Prepare – A successful change journey requires preparation that starts with establishing a sense of urgency. Sense of urgency is essential to get the needed co-operation and gain credibility for the proposed change. You also need to make sure that you are not a lonely traveler in your change journey. You need to form an influencer alliance group, whose members understand the current status-quo and are convinced of the need. This alliance is your partner in your journey and will be a catalyst. Once you are able to create a sense of urgency and form an influencer alliance for your journey, it is time to sit with your alliance partners to develop a vision and strategy. Vision and strategy document is the foundation of your change mission. This is also a guide where participants see their role and visualize the final picture.

Execute – Real power of a successful change journey is when most participants have a common understanding of direction and goals. You and your alliance need to reiterate the vision several times to make sure everyone receives the message. Even when everyone understands the vision but still the change mission has to overcome several layers of barriers. New skill training may be needed for team members, fixing the structure that is aligned with the goals, and confronting the resistance.

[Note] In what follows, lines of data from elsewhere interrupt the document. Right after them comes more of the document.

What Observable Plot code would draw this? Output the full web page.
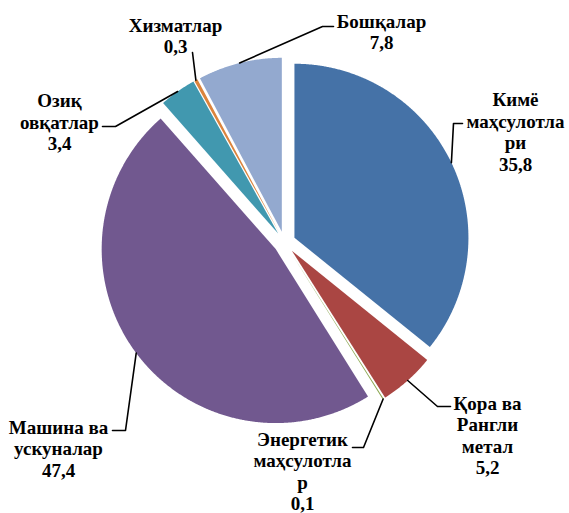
<!DOCTYPE html>
<html><head><meta charset="utf-8">
<script src="https://cdn.jsdelivr.net/npm/d3@7"></script>
<script src="https://cdn.jsdelivr.net/npm/@observablehq/plot@0.6"></script>
<style>body{margin:0;background:#fff}#chart{width:569px;height:513px}
#chart svg text{font-family:"Liberation Serif","Times New Roman",serif !important;}</style>
</head><body><div id="chart"></div>
<script>
// ---- data ----
const categories = ["Кимё маҳсулотлари", "Қора ва Рангли метал", "Энергетик маҳсулотлар", "Машина ва ускуналар", "Озиқ овқатлар", "Хизматлар", "Бошқалар"];
const labelLines = [["Кимё", "маҳсулотла", "ри"], ["Қора ва", "Рангли", "метал"], ["Энергетик", "маҳсулотла", "р"], ["Машина ва", "ускуналар"], ["Озиқ", "овқатлар"], ["Хизматлар"], ["Бошқалар"]];
const values = [35.8, 5.2, 0.1, 47.4, 3.4, 0.3, 7.8];
const colors = ["#4572A7", "#AA4643", "#89A54E", "#71588F", "#4198AF", "#DB843D", "#93A9CF"];

// ---- layout (pixels) ----
const W = 569, H = 513, CX = 284, CY = 242, R = 174, EXPLODE = 11;
// label block centres and leader elbows/ends, in pixels
const labelPos = [[515, 131], [487, 434.5], [302, 470.5], [58, 448], [59, 121.5], [175, 35], [381, 31]];
const leaderElbow = [[453, 123], [437, 406], [363, 447], [125, 430], [115, 126], [192, 52], [322, 26]];
const leaderEnd = [[462, 123], [450, 406], [352, 447], [112, 430], [102, 126], [192, 52], [333, 26]];

const ux = px => (px - CX) / R;
const uy = py => (CY - py) / R;
const ex = EXPLODE / R;

const arcs = d3.pie().sort(null).value(d => d)(values);
const slices = [];
const leaders = [];
const labels = [];
arcs.forEach((a, i) => {
  const mid = (a.startAngle + a.endAngle) / 2;
  const ox = ex * Math.sin(mid), oy = ex * Math.cos(mid);
  const name = categories[i];
  slices.push({name, x: ox, y: oy});
  const n = Math.max(2, Math.ceil((a.endAngle - a.startAngle) / 0.005));
  for (let k = 0; k <= n; k++) {
    const t = a.startAngle + (a.endAngle - a.startAngle) * k / n;
    slices.push({name, x: ox + Math.sin(t), y: oy + Math.cos(t)});
  }
  slices.push({name, x: ox, y: oy});
  leaders.push({name, x: ox + Math.sin(mid), y: oy + Math.cos(mid)});
  leaders.push({name, x: ux(leaderElbow[i][0]), y: uy(leaderElbow[i][1])});
  leaders.push({name, x: ux(leaderEnd[i][0]), y: uy(leaderEnd[i][1])});
  labels.push({
    name,
    x: ux(labelPos[i][0]), y: uy(labelPos[i][1]),
    text: labelLines[i].join("\n") + "\n" + String(values[i]).replace(".", ",")
  });
});

const chart = Plot.plot({
  width: W, height: H,
  margin: 0,
  x: {domain: [ux(0), ux(W)], range: [0, W], axis: null},
  y: {domain: [uy(H), uy(0)], range: [H, 0], axis: null},
  color: {domain: categories, range: colors},
  style: {background: "#fff", fontFamily: "'Liberation Serif', 'Times New Roman', serif"},
  marks: [
    Plot.line(slices, {x: "x", y: "y", z: "name", fill: "name", stroke: "none", curve: "linear"}),
    Plot.line(leaders, {x: "x", y: "y", z: "name", stroke: "#000", strokeWidth: 1.6, curve: "linear"}),
    Plot.text(labels, {
      x: "x", y: "y", text: "text",
      fontSize: 19, fontWeight: "bold", fontFamily: "'Liberation Serif', 'Times New Roman', serif",
      lineHeight: 1.13, textAnchor: "middle", lineAnchor: "middle", fill: "#000"
    })
  ]
});
document.getElementById("chart").appendChild(chart);
</script>
</body></html>
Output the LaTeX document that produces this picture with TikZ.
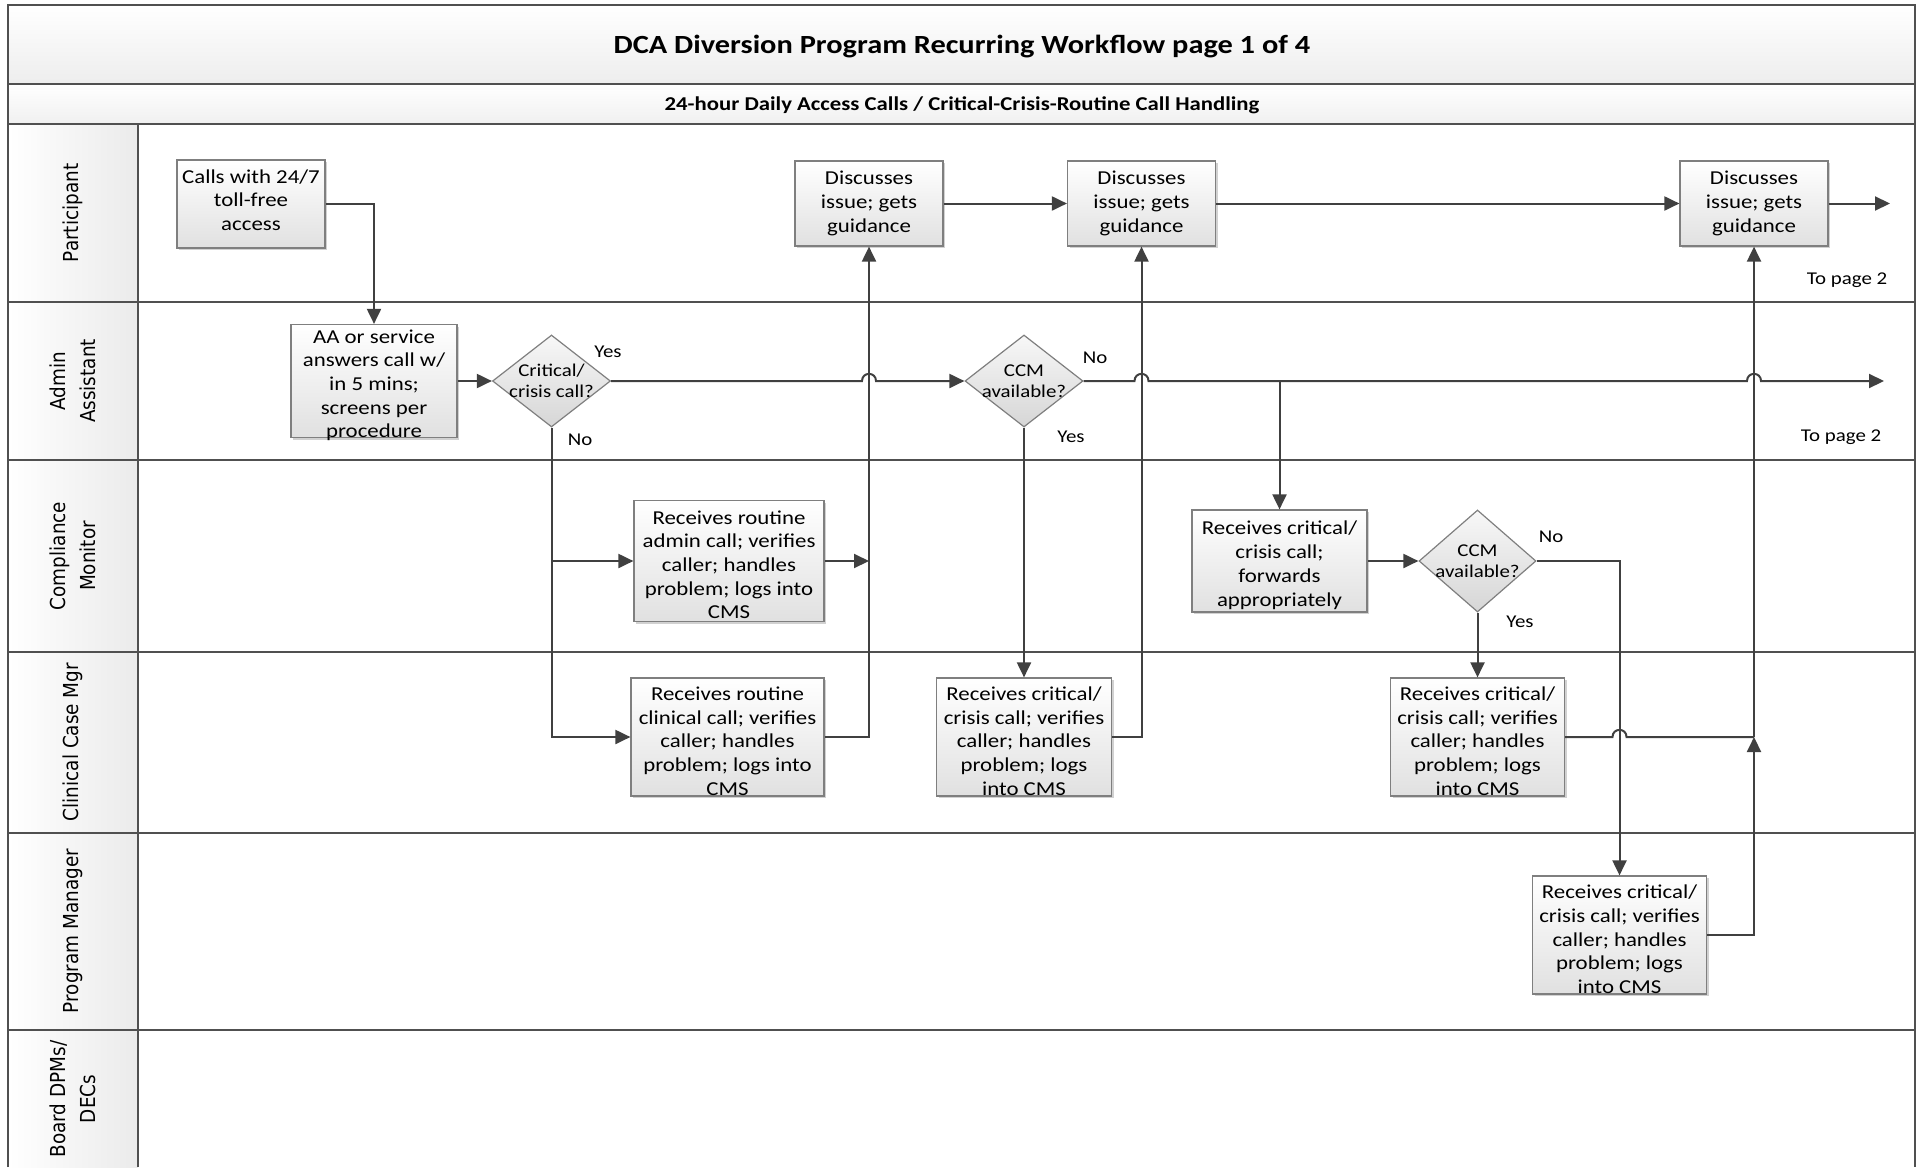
\documentclass[tikz,border=0pt]{standalone}
\usepackage{fontspec}
\setmainfont{Carlito}[FakeStretch=1.16]
\newfontfamily\lanefont{DejaVu Sans}
\usetikzlibrary{arrows.meta,shapes.geometric,shadows,calc}
\definecolor{frameC}{HTML}{505050}
\definecolor{lineC}{HTML}{404040}
\definecolor{boxC}{HTML}{7F7F7F}
\begin{document}
\begin{tikzpicture}[x=0.5pt,y=-0.5pt,
  frame/.style={draw=frameC, line width=1.2pt},
  conn/.style={draw=lineC, line width=1pt},
  arr/.style={-{Triangle[length=7.5pt,width=7pt]}},
  proc/.style={rectangle, draw=boxC, line width=0.6pt, top color=white, bottom color=black!12,
    align=center, inner sep=0pt, font=\fontsize{9.85}{11.85}\selectfont,
    drop shadow={shadow xshift=1.2pt, shadow yshift=-1.2pt, fill=black!18, opacity=1}},
  dec/.style={diamond, draw=boxC, line width=0.6pt, top color=black!3, bottom color=black!16, inner sep=0pt},
  dectext/.style={font=\fontsize{9}{10.5}\selectfont, align=center, inner sep=0pt},
  lbl/.style={font=\fontsize{9}{10.5}\selectfont, inner sep=0pt},
  lane/.style={font=\lanefont\fontsize{9.2}{13.5}\selectfont, align=center, xscale=1.12, rotate=90}
]
\useasboundingbox (0,0) rectangle (1921,1167);

% bands
\path[top color=white, bottom color=black!7] (8,5) rectangle (1915,84);
\path[top color=white, bottom color=black!6] (8,84) rectangle (1915,124);
\path[left color=white, right color=black!8] (8,124) rectangle (138,1167);

% frame and lanes
\draw[frame] (8,1167) -- (8,5) -- (1915,5) -- (1915,1167);
\foreach \yy in {84,124,302,460,652,833,1030} { \draw[frame] (8,\yy) -- (1915,\yy); }
\draw[frame] (138,124) -- (138,1167);

% titles
\node[font=\bfseries\fontsize{13.1}{15}\selectfont] (title) at (962,46.5) {DCA Diversion Program Recurring Workflow page 1 of 4};
\node[font=\bfseries\fontsize{9.8}{11}\selectfont] (subtitle) at (962,105.5) {24-hour Daily Access Calls / Critical-Crisis-Routine Call Handling};

% lane labels
\node[lane] (lp) at (73,213) {Participant};
\node[lane] (la) at (73,381) {Admin\\Assistant};
\node[lane] (lc) at (73,556) {Compliance\\Monitor};
\node[lane] (lk) at (73,742) {Clinical Case Mgr};
\node[lane] (lm) at (73,931) {Program Manager};
\node[lane] (lb) at (73,1099) {Board DPMs/\\DECs};

% process boxes
\node[proc, minimum width=74pt, minimum height=44pt] (calls) at (251,204) {Calls with 24/7\\toll-free\\access\\[-8pt]};
\node[proc, minimum width=83pt, minimum height=56.5pt] (aa) at (374,381) {AA or service\\answers call w/\\in 5 mins;\\screens per\\procedure\\[-14.5pt]};
\node[proc, minimum width=74pt, minimum height=42.5pt] (disc1) at (869,203.5) {Discusses\\issue; gets\\guidance};
\node[proc, minimum width=74pt, minimum height=42.5pt] (disc2) at (1141.5,203.5) {Discusses\\issue; gets\\guidance};
\node[proc, minimum width=74pt, minimum height=42.5pt] (disc3) at (1754,203.5) {Discusses\\issue; gets\\guidance};
\node[proc, minimum width=95pt, minimum height=60.5pt] (radmin) at (729,561) {Receives routine\\admin call; verifies\\caller; handles\\problem; logs into\\CMS\\[-15.5pt]};
\node[proc, minimum width=96.5pt, minimum height=59pt] (rclin) at (727.5,737) {Receives routine\\clinical call; verifies\\caller; handles\\problem; logs into\\CMS\\[-16pt]};
\node[proc, minimum width=87.5pt, minimum height=59pt] (crit1) at (1024,737) {Receives critical/\\crisis call; verifies\\caller; handles\\problem; logs\\into CMS\\[-16pt]};
\node[proc, minimum width=87.5pt, minimum height=51pt] (fwd) at (1279.5,561) {Receives critical/\\crisis call;\\forwards\\appropriately\\[-14.5pt]};
\node[proc, minimum width=87pt, minimum height=59pt] (crit2) at (1477.5,737) {Receives critical/\\crisis call; verifies\\caller; handles\\problem; logs\\into CMS\\[-16pt]};
\node[proc, minimum width=87pt, minimum height=59pt] (pm) at (1619.5,935) {Receives critical/\\crisis call; verifies\\caller; handles\\problem; logs\\into CMS\\[-16pt]};

% decisions
\node[dec, minimum width=59pt, minimum height=46pt] (d1) at (551.5,381) {};
\node[dectext] (d1t) at (d1.center) {Critical/\\crisis call?};
\node[dec, minimum width=59pt, minimum height=46pt] (ccm1) at (1024,381) {};
\node[dectext] (ccm1t) at (ccm1.center) {CCM\\available?};
\node[dec, minimum width=58.5pt, minimum height=51pt] (ccm2) at (1477.5,561) {};
\node[dectext] (ccm2t) at (ccm2.center) {CCM\\available?};

% free ends / junctions
\coordinate (pout) at (1890,203.5);
\coordinate (aout) at (1884,381);
\coordinate (jn) at (1754,737);

% connectors
\draw[conn,arr] (calls.east) -| (aa.north);
\draw[conn,arr] (aa.east) -- (d1.west);
\draw[conn,arr] (d1.east) -- (862,381) .. controls (862,371.5) and (876,371.5) .. (876,381) -- (ccm1.west);
\draw[conn,arr] (d1.south) |- (rclin.west);
\draw[conn,arr] (d1.south |- radmin.west) -- (radmin.west);
\draw[conn,arr] (radmin.east) -- (radmin.east -| disc1.south);
\draw[conn,arr] (rclin.east) -| (disc1.south);
\draw[conn,arr] (disc1.east) -- (disc2.west);
\draw[conn,arr] (disc2.east) -- (disc3.west);
\draw[conn,arr] (disc3.east) -- (pout);
\draw[conn,arr] (ccm1.south) -- (crit1.north);
\draw[conn,arr] (ccm1.east) -- (1134.5,381) .. controls (1134.5,371.5) and (1148.5,371.5) .. (1148.5,381)
   -- (1747,381) .. controls (1747,371.5) and (1761,371.5) .. (1761,381) -- (aout);
\draw[conn,arr] (fwd.north |- ccm1.east) -- (fwd.north);
\draw[conn,arr] (crit1.east) -| (disc2.south);
\draw[conn,arr] (fwd.east) -- (ccm2.west);
\draw[conn,arr] (ccm2.east) -| (pm.north);
\draw[conn,arr] (ccm2.south) -- (crit2.north);
\draw[conn] (crit2.east) -- (1612.5,737) .. controls (1612.5,727.5) and (1626.5,727.5) .. (1626.5,737) -- (jn);
\draw[conn,arr] (pm.east) -| (jn);
\draw[conn,arr] (jn) -- (disc3.south);

% branch labels
\node[lbl] (y1) at (608,352) {Yes};
\node[lbl] (n1) at (580,440) {No};
\node[lbl] (n2) at (1095,358) {No};
\node[lbl] (y2) at (1071,437) {Yes};
\node[lbl] (n3) at (1551,537) {No};
\node[lbl] (y3) at (1520,622) {Yes};
\node[lbl] (tp1) at (1847,280) {To page 2};
\node[lbl] (tp2) at (1841,437) {To page 2};
\end{tikzpicture}
\end{document}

Large changes take time, participants may feel exhausted. It is time to demonstrate visible, clear short term accomplishments to keep the motivation high and momentum going. 

Solidify – Once full momentum is going, time to go deep in dependencies that can pull away the changes. These could be cross-team inter-dependencies or even customers who are resistant to the change. Removing unnecessary dependencies is a must to have a long lasting change. Your job will not be done until new practices and actions are part of the culture shift across the board to make sure that these are new norms, not a temporary phenomenon. 

Change is hard, not everyone who participates in a change journey has the same pace and enthusiasm. As a leader, it is our responsibility to remove the roadblocks, clearly lay out the vision that participants in your change journey understand. Last thing to remember is that change is an ongoing process of life, once you finish your one change journey, the next one will be waiting for you.